一方、中国は米国に対し、125%の報復関税を課していますが、同じく14日までに、このうちの24%を90日間停止して10%を維持、残りの91%を撤廃します。なお、中国は別途米国に対し、液化天然ガス(LNG)や石炭、大豆やとうもろこしなどに最大15%の追加関税を課していますが、これは維持されます。この結果、米国、中国ともに関税の引き下げ幅は115%となります。
大幅な関税引き下げの合意はサプライズ、米金融市場では株価と長期金利が上昇し米ドル高に
弊社は中国政府の考え方として、対中関税の145%から54%への引き下げが交渉の出発点とみていたため、初回の協議で米国が対中関税を30%(違法薬物対策20%、相互関税の基本税率10%)に引き下げたことはサプライズとなりました。ただ、相互関税の上乗せ税率24%は90日間の停止という扱いのため、この分をあわせると関税は54%となり、事前の想定は妥当なものと判断しています。

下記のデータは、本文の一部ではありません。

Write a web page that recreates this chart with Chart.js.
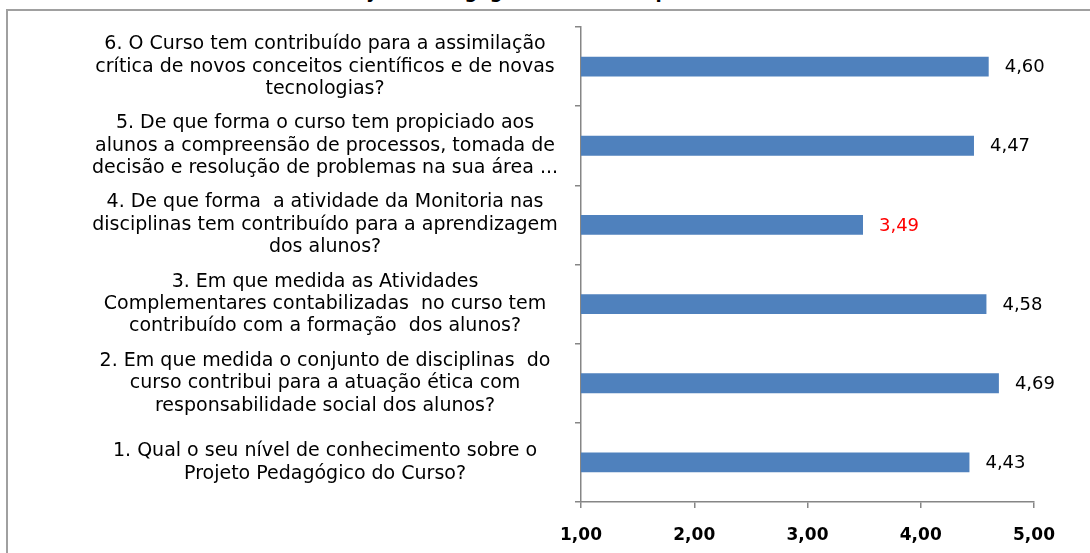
<!DOCTYPE html>
<html lang="pt">
<head>
<meta charset="utf-8">
<script src="https://cdn.jsdelivr.net/npm/chart.js@4.4.1/dist/chart.umd.min.js"></script>
<style>
    html, body { margin: 0; padding: 0; background: #fff; overflow: hidden; }
    body { width: 1090px; height: 553px; position: relative; }
    #titulo {
        position: absolute; left: 0; width: 1090px; top: -18px;
        text-align: center; font: bold 18px "DejaVu Sans", sans-serif; line-height: 20px; color: #000;
    }
    #moldura {
        position: absolute; left: 6px; top: 9px; width: 1100px; height: 560px;
        border: 2px solid #a0a0a0; box-sizing: border-box;
    }
    #grafico { position: absolute; left: 0; top: 0; }
</style>
</head>
<body>
<div id="titulo">Gráfico 1 - Projeto Pedagógico - Visão dos professores e alunos</div>
<div id="moldura"></div>
<canvas id="grafico" width="1090" height="553"></canvas>
<script>
// perguntas (de cima para baixo, como aparecem no gráfico)
const perguntas = [
    ['6. O Curso tem contribuído para a assimilação', 'crítica de novos conceitos científicos e de novas', 'tecnologias?'],
    ['5. De que forma o curso tem propiciado aos', 'alunos a compreensão de processos, tomada de', 'decisão e resolução de problemas na sua área ...'],
    ['4. De que forma  a atividade da Monitoria nas', 'disciplinas tem contribuído para a aprendizagem', 'dos alunos?'],
    ['3. Em que medida as Atividades', 'Complementares contabilizadas  no curso tem', 'contribuído com a formação  dos alunos?'],
    ['2. Em que medida o conjunto de disciplinas  do', 'curso contribui para a atuação ética com', 'responsabilidade social dos alunos?'],
    ['1. Qual o seu nível de conhecimento sobre o', 'Projeto Pedagógico do Curso?']
];
const medias = [4.60, 4.47, 3.49, 4.58, 4.69, 4.43];
const escalaMin = 1;
const escalaMax = 5;
const destaque = 2; // index of the value shown in red

const fmt = v => v.toFixed(2).replace('.', ',');

// draws the value next to each bar
const rotulosValor = {
    id: 'rotulosValor',
    afterDatasetsDraw(chart) {
        const ctx = chart.ctx;
        const meta = chart.getDatasetMeta(0);
        ctx.save();
        ctx.font = '18px "DejaVu Sans", sans-serif';
        ctx.textAlign = 'left';
        ctx.textBaseline = 'middle';
        meta.data.forEach((bar, i) => {
            ctx.fillStyle = i === destaque ? '#ff0000' : '#000000';
            ctx.fillText(fmt(medias[i]), bar.x + 16, bar.y + 1);
        });
        ctx.restore();
    }
};

new Chart(document.getElementById('grafico').getContext('2d'), {
    type: 'bar',
    data: {
        labels: perguntas,
        datasets: [{
            data: medias,
            backgroundColor: '#4f81bd',
            borderWidth: 0,
            categoryPercentage: 1,
            barPercentage: 0.25
        }]
    },
    options: {
        indexAxis: 'y',
        responsive: false,
        animation: false,
        layout: { padding: { left: 8, top: 27, right: 56, bottom: 0 } },
        plugins: {
            legend: { display: false },
            tooltip: { enabled: false }
        },
        scales: {
            x: {
                min: escalaMin,
                max: escalaMax,
                afterFit: s => { s.height = 51; },
                border: { color: '#868686', width: 1.5 },
                grid: { drawOnChartArea: false, tickLength: 6, color: '#868686', lineWidth: 1.5 },
                ticks: {
                    stepSize: 1,
                    padding: 17,
                    color: '#000',
                    font: { family: 'DejaVu Sans', size: 17, weight: 'bold' },
                    callback: v => fmt(v)
                }
            },
            y: {
                afterFit: s => { s.width = 573; s.paddingTop = 0; s.paddingBottom = 0; },
                border: { color: '#868686', width: 1.5 },
                grid: { drawOnChartArea: false, tickLength: 6, color: '#868686', lineWidth: 1.5, offset: true },
                ticks: {
                    crossAlign: 'center',
                    padding: 17,
                    color: '#000',
                    font: { family: 'DejaVu Sans', size: 19, lineHeight: 1.18 }
                }
            }
        }
    },
    plugins: [rotulosValor]
});
</script>
</body>
</html>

5月12日の米金融市場では、米中の関税引き下げ合意を受け、リスクオン(選好)の反応がみられ、ダウ工業株30種平均は前週末比2.8%上昇、S&P500種株価指数は同3.3%上昇、ナスダック総合株価指数は同4.3%上昇しました(図表1)。また、米国債の利回りが軒並み上昇し、米ドルは対主要通貨でほぼ全面高の展開となり、ドル円はドル高・円安が進行し、一時1ドル=148円64銭水準をつけています。
依然トランプ関税は多く残り米経済は悪化か、ただ関税修正や利下げの期待が株価の下支えに
今後の焦点は、引き続き米国と主要貿易相手国との関税協議の行方です。トランプ米大統領は5月12日、中国の習近平国家主席と週末に電話会談する旨の発言をしており、日本も5月中旬以降の3回目の閣僚協議に向け日程の調整を進めているところです。主要国の株価指数がこのところ大幅に上昇していることを踏まえると(図表2)、一定程度の関税協議進展の織り込みが進んでいるものと推測されます。
ただ、依然としてトランプ関税の多くは残っており、今後、米国経済にどのような影響が出てくるか、消費や雇用などのハードデータも注目されます。実際にハードデータで景気の悪化が確認されれば、株式市場にはネガティブな材料となりますが、その場合は、トランプ米政権による柔軟な関税の修正や、米金融当局による利下げへの期待が高まり、株価の下値が支えられることも考えられます。